Migration Path: Vertical to Horizontal
Most systems start vertically scaled and migrate to horizontal as they grow.
Step 1: Externalize State
Move sessions, caches, and file storage to external services (Redis, S3, shared database).
Step 2: Stateless Application Tier
Verify any app server can handle any request. Run at least two instances behind a load balancer.
Step 3: Database Scaling
Add read replicas for read-heavy workloads. Consider caching to reduce database load.
Step 4: Shard When Necessary
When the primary database hits its write ceiling, shard by a natural key (user ID, tenant ID).
Step 5: Service Decomposition
Extract high-traffic or independently-scaling components into separate services with their own data stores.
Common Pitfalls
- Premature horizontal scaling. Don't distribute a system that fits comfortably on one server. Distributed systems are harder to build, test, and debug.
- Hidden state. Local file writes, in-memory counters, or static variables that differ per instance create subtle bugs when scaling horizontally.
- Ignoring the database. Scaling the application tier to 100 instances doesn't help if they all hammer a single database. Scale the data layer too.

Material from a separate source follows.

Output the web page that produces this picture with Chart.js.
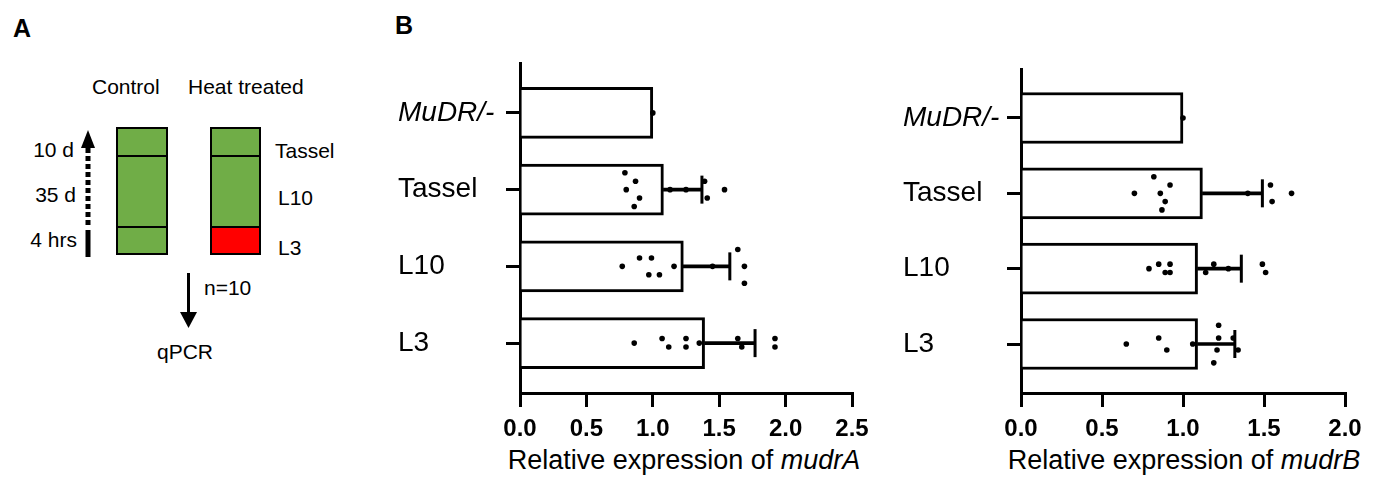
<!DOCTYPE html>
<html>
<head>
<meta charset="utf-8">
<script src="https://cdn.jsdelivr.net/npm/chart.js@4/dist/chart.umd.min.js"></script>
<style>
  body { margin: 0; background: #fff; width: 1377px; height: 478px; overflow: hidden; position: relative; font-family: "Liberation Sans", Arial, sans-serif; }
  svg.fig { position: absolute; left: 0; top: 0; }
  .box { position: absolute; }
</style>
</head>
<body>
<svg class="fig" width="1377" height="478" font-family="Liberation Sans, Arial, sans-serif">
  <text x="13" y="37" font-size="25" font-weight="bold">A</text>
  <text x="395" y="34" font-size="25" font-weight="bold">B</text>

  <text x="92" y="94" font-size="21">Control</text>
  <text x="188" y="94" font-size="21">Heat treated</text>

  <rect x="117" y="128" width="50" height="126" fill="#70AD47" stroke="#000" stroke-width="2"/>
  <line x1="117" y1="156" x2="167" y2="156" stroke="#000" stroke-width="2"/>
  <line x1="117" y1="227" x2="167" y2="227" stroke="#000" stroke-width="2"/>

  <rect x="211" y="128" width="49" height="126" fill="#70AD47" stroke="#000" stroke-width="2"/>
  <rect x="211" y="227" width="49" height="27" fill="#FF0000" stroke="#000" stroke-width="2"/>
  <line x1="211" y1="156" x2="260" y2="156" stroke="#000" stroke-width="2"/>

  <text x="74" y="157" font-size="21" text-anchor="end">10 d</text>
  <text x="76" y="202" font-size="21" text-anchor="end">35 d</text>
  <text x="77" y="247" font-size="21" text-anchor="end">4 hrs</text>

  <polygon points="81,148 95,148 88,130" fill="#000"/>
  <line x1="88" y1="148" x2="88" y2="227" stroke="#000" stroke-width="5" stroke-dasharray="5 3"/>
  <line x1="88" y1="230" x2="88" y2="257" stroke="#000" stroke-width="5"/>

  <text x="275" y="158" font-size="21">Tassel</text>
  <text x="278" y="205" font-size="21">L10</text>
  <text x="278" y="255" font-size="21">L3</text>

  <line x1="188.5" y1="273" x2="188.5" y2="313" stroke="#000" stroke-width="3"/>
  <polygon points="180,312 197,312 188.5,328" fill="#000"/>
  <text x="204" y="295" font-size="21">n=10</text>
  <text x="185" y="359" font-size="21" text-anchor="middle">qPCR</text>

  <text x="684" y="469" font-size="27" text-anchor="middle">Relative expression of <tspan font-style="italic">mudrA</tspan></text>
  <text x="1184" y="469" font-size="27" text-anchor="middle">Relative expression of <tspan font-style="italic">mudrB</tspan></text>
</svg>

<div class="box" style="left:398px; top:40px; width:484px; height:403px;"><canvas id="mudrA"></canvas></div>
<div class="box" style="left:903px; top:46px; width:472px; height:397px;"><canvas id="mudrB"></canvas></div>

<script>
categories = ['MuDR/-', 'Tassel', 'L10', 'L3'];

// mudrA panel
meanA = [1.0, 1.08, 1.23, 1.39];
errTopA = [null, 1.37, 1.58, 1.77];
pointsA = [
    [1.0],
    [0.79, 0.87, 0.80, 0.90, 0.86, 1.13, 1.25, 1.39, 1.41, 1.54],
    [0.77, 0.90, 0.99, 0.97, 1.05, 1.16, 1.45, 1.64, 1.69, 1.69],
    [0.86, 1.07, 1.12, 1.25, 1.25, 1.35, 1.64, 1.67, 1.92, 1.92]
];
offsetsA = [
    [0],
    [-0.22, -0.11, 0, 0.11, 0.22, 0, 0, -0.11, 0.11, 0],
    [0, -0.11, -0.11, 0.11, 0.11, 0, 0, -0.22, 0, 0.22],
    [0, -0.06, 0.05, -0.06, 0.05, 0, -0.06, 0.05, -0.06, 0.05]
];

// mudrB panel
meanB = [1.0, 1.12, 1.09, 1.09];
errTopB = [null, 1.49, 1.36, 1.32];
pointsB = [
    [1.0],
    [0.82, 0.92, 0.70, 0.86, 0.89, 0.87, 1.40, 1.54, 1.55, 1.67],
    [0.79, 0.85, 0.92, 0.89, 0.92, 1.14, 1.19, 1.28, 1.49, 1.51],
    [0.65, 0.85, 0.90, 1.06, 1.22, 1.22, 1.21, 1.19, 1.31, 1.34]
];
offsetsB = [
    [0],
    [-0.22, -0.11, 0, 0, 0.11, 0.22, 0, -0.11, 0.11, 0],
    [0, -0.06, -0.06, 0.05, 0.05, 0.05, -0.06, 0, -0.06, 0.05],
    [0, -0.08, 0.08, 0, -0.25, -0.08, 0.08, 0.25, -0.08, 0.08]
];

FONT = "'Liberation Sans', Arial, sans-serif";

drawPanel('mudrA', meanA, errTopA, pointsA, offsetsA, 2.5, 122);
drawPanel('mudrB', meanB, errTopB, pointsB, offsetsB, 2.0, 118);

function drawPanel(id, means, errTops, points, offsets, xMax, yWidth) {
    var dots = [];
    points.forEach((row, i) => row.forEach((v, j) => dots.push({ x: v, y: i + offsets[i][j] })));
    var caps = [];
    var whiskers = [];
    errTops.forEach((top, i) => {
        if (top == null) return;
        caps.push({ x: top, y: i });
        whiskers.push({ x: [means[i], top], y: i });
    });

    var axisLines = { offset: false, drawOnChartArea: false, tickLength: 14, lineWidth: 3, color: '#000' };

    return new Chart(document.getElementById(id), {
        type: 'bar',
        data: {
            datasets: [{
                type: 'scatter',
                data: dots,
                pointRadius: 2.8,
                pointBackgroundColor: '#000',
                pointBorderWidth: 0
            }, {
                type: 'scatter',
                data: caps,
                pointStyle: 'line',
                rotation: 90,
                pointRadius: 14,
                pointBorderWidth: 3,
                pointBorderColor: '#000'
            }, {
                indexAxis: 'y',
                grouped: false,
                data: whiskers,
                barThickness: 3,
                backgroundColor: '#000',
                borderWidth: 0
            }, {
                indexAxis: 'y',
                grouped: false,
                data: means.map((m, i) => ({ x: m, y: i })),
                barThickness: 51,
                backgroundColor: '#fff',
                borderColor: '#000',
                borderWidth: 3
            }]
        },
        options: {
            animation: false,
            maintainAspectRatio: false,
            events: [],
            layout: { padding: { top: 23, right: 30, left: 0, bottom: 0 } },
            scales: {
                x: {
                    type: 'linear',
                    offset: false,
                    min: 0,
                    max: xMax,
                    afterFit: s => { s.height = 50; },
                    ticks: {
                        stepSize: 0.5,
                        padding: 8,
                        color: '#000',
                        font: { family: FONT, size: 24, weight: 'bold' },
                        callback: v => Number(v).toFixed(1)
                    },
                    grid: axisLines,
                    border: { width: 3, color: '#000' }
                },
                y: {
                    type: 'linear',
                    offset: false,
                    reverse: true,
                    min: -0.65,
                    max: 3.65,
                    afterBuildTicks: s => { s.ticks = categories.map((c, i) => ({ value: i })); },
                    afterFit: s => { s.width = yWidth; },
                    ticks: {
                        crossAlign: 'far',
                        color: '#000',
                        font: ctx => ({ family: FONT, size: 28, style: ctx.index === 0 ? 'italic' : 'normal' }),
                        callback: v => categories[v]
                    },
                    grid: axisLines,
                    border: { width: 3, color: '#000' }
                }
            },
            plugins: {
                legend: { display: false },
                tooltip: { enabled: false }
            }
        }
    });
}
</script>
</body>
</html>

- Sticky sessions instead of stateless design. Sticky sessions are a band-aid. They create hot spots and break when the pinned server fails.
- No drain period when scaling in. Terminating a server while it's handling requests causes errors. Always drain connections first.
- Scaling only on CPU. A memory-bound or I/O-bound service can be struggling at 20% CPU. Use the metric that reflects your actual bottleneck.
Key Takeaways
- Vertical scaling is simple but has a hard ceiling. Horizontal scaling is more complex but effectively unlimited.
- Stateless application servers are a prerequisite for horizontal scaling. Move all state to external stores.
- Shared-nothing architecture gives each node independence, enabling linear scalability.
- Auto-scaling matches capacity to demand, saving cost during low traffic and maintaining performance during peaks.
- Start simple (vertical), externalize state, then scale horizontally when the workload demands it.
- Always scale the data layer alongside the application layer — the database is usually the bottleneck.